Qu'est-ce qu'un régime ? Un homme assis sur le dos d'une armée qui est assise sur le dos d'un peuple qui roule sur le dos d'un baril. En gros, nous avons les régimes qui ressemblent à nos majorités non-électorales. Si le régime ne peut rien, c'est parce qu'il a un pays qui n'a pas grand chose dans l'os, le muscle et le sang. Le régime est l'auteur du pays faible et le pays faible est le père de son régime mauvais. Les deux sont, à la fois, père, fils et frères, l'une de l'autre. En gros, la «faiblesse arabe» est incestueuse. Elle est le coproduit d'une reproduction simultanée : les «régimes» négocient leur position, en fonction des peuples faibles et des tuteurs puissants. Les peuples subissent, en partie, ces régimes mais leur donnent, aussi, naissance : par faiblesse, par confort ou par démission ou par myopie et cupidité. C'est alors que le Père du régime regarde le peuple comme un poids mort qui veut faire une guerre avec la langue et libérer la Palestine avec des cris.

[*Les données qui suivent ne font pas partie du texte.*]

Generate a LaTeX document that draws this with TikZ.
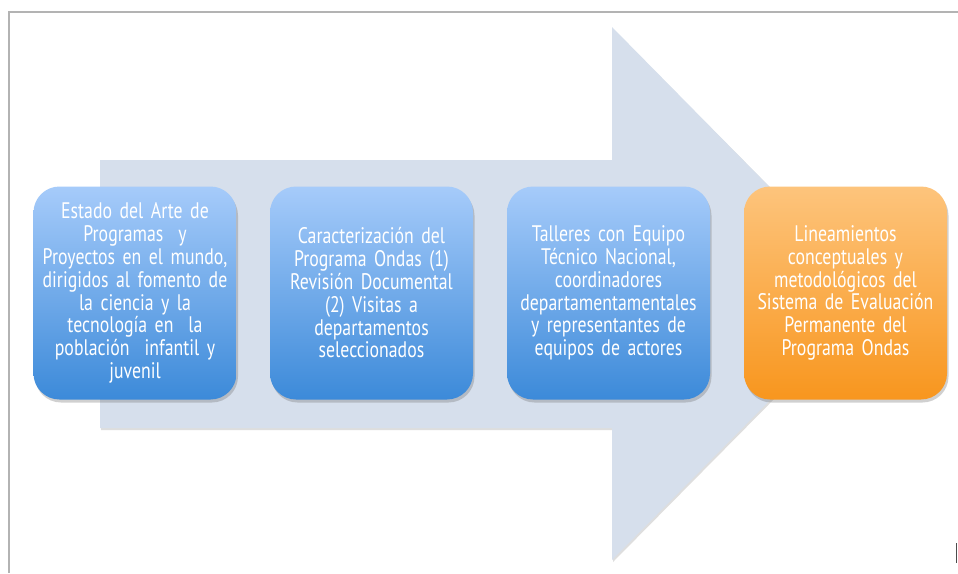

Et le bon peuple, une partie hurlante, accuse le régime d'être lâche avec Israël et de «ne rien faire pour libérer la Palestine». Le pétrole comme arme ? Encore faudrait-il qu'il soit une arme et pas une extension du domaine de l'intestin : fermer les robinets ? C'est crever de faim quand on ne produit rien de plus que des slogans et des taux d'abstentions et des fatwas. Des armées ? Oui, encore faut-il que le pays produise ses armes au lieu d'acheter des feux d'artifices en guise de balistique. Faire la guerre ? Avec quoi ? Avoir un Etat et pas un régime courbé ? Oui, mais pour cela il faut être un peuple qui impose, se soulève et dicte le droit et la loi à l'arbitraire et se dégage du sous-développement. Il faut être une puissance, avant d'ouvrir sa bouche et accuser l'Occident, le monde, les lobbys et ses propres régimes. Il faut des pays forts et se libérer des régimes au lieu de les accuser de tout et de fantasmer «sur la Palestine libérée». Comment ? La responsabilité de chacun, dans la vie de chacun. Le premier pas est déjà de l'admettre au lieu de hurler.

Fatigante donc la chanson. Surtout au midi du monde dit «arabe» : sans ombre, avec le soleil exact sur la tête, le ventre gros, le muscle lent et les idées traînantes cinquante ans, en arrière.